▸ **Work to be completed**
Each line below should be retyped exactly, with no pictures.
--- Start of Data segment ---
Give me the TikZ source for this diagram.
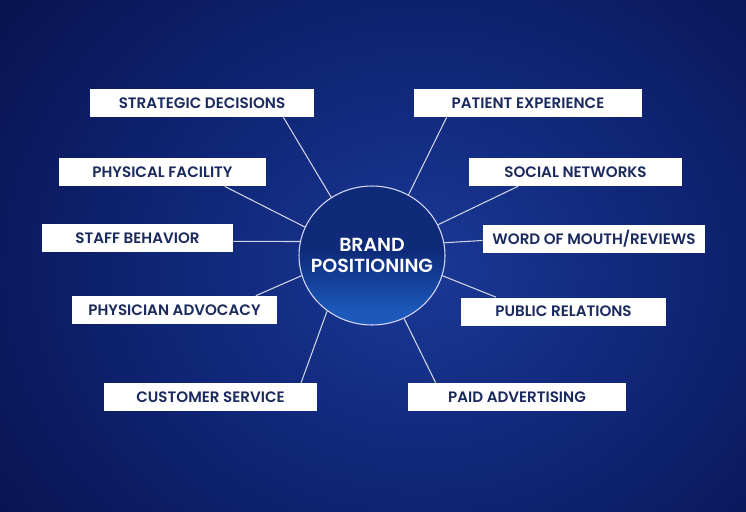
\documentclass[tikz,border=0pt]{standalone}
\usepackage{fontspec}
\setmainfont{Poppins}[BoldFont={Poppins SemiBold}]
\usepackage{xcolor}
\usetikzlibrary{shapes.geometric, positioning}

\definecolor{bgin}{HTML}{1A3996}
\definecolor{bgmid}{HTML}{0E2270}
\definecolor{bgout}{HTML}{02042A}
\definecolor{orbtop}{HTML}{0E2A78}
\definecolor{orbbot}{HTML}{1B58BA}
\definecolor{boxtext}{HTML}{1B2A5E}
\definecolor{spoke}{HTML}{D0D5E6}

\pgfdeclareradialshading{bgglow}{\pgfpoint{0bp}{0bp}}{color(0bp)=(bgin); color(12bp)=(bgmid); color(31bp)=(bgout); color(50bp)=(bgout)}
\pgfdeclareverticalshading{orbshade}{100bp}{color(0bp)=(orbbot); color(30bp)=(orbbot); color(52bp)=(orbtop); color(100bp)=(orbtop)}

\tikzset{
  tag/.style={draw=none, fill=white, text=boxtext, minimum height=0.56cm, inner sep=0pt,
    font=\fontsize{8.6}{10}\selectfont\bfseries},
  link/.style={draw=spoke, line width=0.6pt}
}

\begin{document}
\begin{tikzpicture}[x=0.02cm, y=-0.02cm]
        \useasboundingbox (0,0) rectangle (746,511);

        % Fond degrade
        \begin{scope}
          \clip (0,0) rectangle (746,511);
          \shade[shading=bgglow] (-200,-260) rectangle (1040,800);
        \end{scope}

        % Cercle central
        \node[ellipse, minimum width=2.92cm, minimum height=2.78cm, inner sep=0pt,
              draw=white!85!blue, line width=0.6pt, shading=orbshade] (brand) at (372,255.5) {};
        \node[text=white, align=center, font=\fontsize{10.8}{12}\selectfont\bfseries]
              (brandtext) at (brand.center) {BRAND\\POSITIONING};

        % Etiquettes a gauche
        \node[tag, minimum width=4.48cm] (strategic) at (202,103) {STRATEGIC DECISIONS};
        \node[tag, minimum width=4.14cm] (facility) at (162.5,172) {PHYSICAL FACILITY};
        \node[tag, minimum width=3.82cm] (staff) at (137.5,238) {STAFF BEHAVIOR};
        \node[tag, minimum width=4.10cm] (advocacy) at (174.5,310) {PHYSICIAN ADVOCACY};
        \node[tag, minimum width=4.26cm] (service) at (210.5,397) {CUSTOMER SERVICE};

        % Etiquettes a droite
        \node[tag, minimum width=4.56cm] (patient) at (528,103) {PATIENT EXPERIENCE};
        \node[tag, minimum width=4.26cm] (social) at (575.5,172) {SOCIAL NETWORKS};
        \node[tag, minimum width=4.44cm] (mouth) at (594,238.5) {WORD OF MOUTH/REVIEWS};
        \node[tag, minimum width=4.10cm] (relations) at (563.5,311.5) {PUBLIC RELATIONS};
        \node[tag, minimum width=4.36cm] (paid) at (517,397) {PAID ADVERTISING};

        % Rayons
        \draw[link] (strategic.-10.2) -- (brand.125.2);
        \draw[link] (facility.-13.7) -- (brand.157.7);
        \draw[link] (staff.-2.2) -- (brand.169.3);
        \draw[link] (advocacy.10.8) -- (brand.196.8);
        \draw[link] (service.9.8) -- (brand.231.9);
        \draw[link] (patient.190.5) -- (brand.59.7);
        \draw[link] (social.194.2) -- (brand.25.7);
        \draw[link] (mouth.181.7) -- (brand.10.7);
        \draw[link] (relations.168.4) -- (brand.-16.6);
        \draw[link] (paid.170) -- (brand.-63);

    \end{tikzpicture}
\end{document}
--- End of Data segment ---
▸ **Answer to this task**
Give me the TikZ source for this diagram.
\documentclass[tikz,border=0pt]{standalone}
\usepackage{fontspec}
\setmainfont{Poppins}[BoldFont={Poppins SemiBold}]
\usepackage{xcolor}
\usetikzlibrary{shapes.geometric, positioning}

\definecolor{bgin}{HTML}{1A3996}
\definecolor{bgmid}{HTML}{0E2270}
\definecolor{bgout}{HTML}{02042A}
\definecolor{orbtop}{HTML}{0E2A78}
\definecolor{orbbot}{HTML}{1B58BA}
\definecolor{boxtext}{HTML}{1B2A5E}
\definecolor{spoke}{HTML}{D0D5E6}

\pgfdeclareradialshading{bgglow}{\pgfpoint{0bp}{0bp}}{color(0bp)=(bgin); color(12bp)=(bgmid); color(31bp)=(bgout); color(50bp)=(bgout)}
\pgfdeclareverticalshading{orbshade}{100bp}{color(0bp)=(orbbot); color(30bp)=(orbbot); color(52bp)=(orbtop); color(100bp)=(orbtop)}

\tikzset{
  tag/.style={draw=none, fill=white, text=boxtext, minimum height=0.56cm, inner sep=0pt,
    font=\fontsize{8.6}{10}\selectfont\bfseries},
  link/.style={draw=spoke, line width=0.6pt}
}

\begin{document}
\begin{tikzpicture}[x=0.02cm, y=-0.02cm]
        \useasboundingbox (0,0) rectangle (746,511);

        % Fond degrade
        \begin{scope}
          \clip (0,0) rectangle (746,511);
          \shade[shading=bgglow] (-200,-260) rectangle (1040,800);
        \end{scope}

        % Cercle central
        \node[ellipse, minimum width=2.92cm, minimum height=2.78cm, inner sep=0pt,
              draw=white!85!blue, line width=0.6pt, shading=orbshade] (brand) at (372,255.5) {};
        \node[text=white, align=center, font=\fontsize{10.8}{12}\selectfont\bfseries]
              (brandtext) at (brand.center) {BRAND\\POSITIONING};

        % Etiquettes a gauche
        \node[tag, minimum width=4.48cm] (strategic) at (202,103) {STRATEGIC DECISIONS};
        \node[tag, minimum width=4.14cm] (facility) at (162.5,172) {PHYSICAL FACILITY};
        \node[tag, minimum width=3.82cm] (staff) at (137.5,238) {STAFF BEHAVIOR};
        \node[tag, minimum width=4.10cm] (advocacy) at (174.5,310) {PHYSICIAN ADVOCACY};
        \node[tag, minimum width=4.26cm] (service) at (210.5,397) {CUSTOMER SERVICE};

        % Etiquettes a droite
        \node[tag, minimum width=4.56cm] (patient) at (528,103) {PATIENT EXPERIENCE};
        \node[tag, minimum width=4.26cm] (social) at (575.5,172) {SOCIAL NETWORKS};
        \node[tag, minimum width=4.44cm] (mouth) at (594,238.5) {WORD OF MOUTH/REVIEWS};
        \node[tag, minimum width=4.10cm] (relations) at (563.5,311.5) {PUBLIC RELATIONS};
        \node[tag, minimum width=4.36cm] (paid) at (517,397) {PAID ADVERTISING};

        % Rayons
        \draw[link] (strategic.-10.2) -- (brand.125.2);
        \draw[link] (facility.-13.7) -- (brand.157.7);
        \draw[link] (staff.-2.2) -- (brand.169.3);
        \draw[link] (advocacy.10.8) -- (brand.196.8);
        \draw[link] (service.9.8) -- (brand.231.9);
        \draw[link] (patient.190.5) -- (brand.59.7);
        \draw[link] (social.194.2) -- (brand.25.7);
        \draw[link] (mouth.181.7) -- (brand.10.7);
        \draw[link] (relations.168.4) -- (brand.-16.6);
        \draw[link] (paid.170) -- (brand.-63);

    \end{tikzpicture}
\end{document}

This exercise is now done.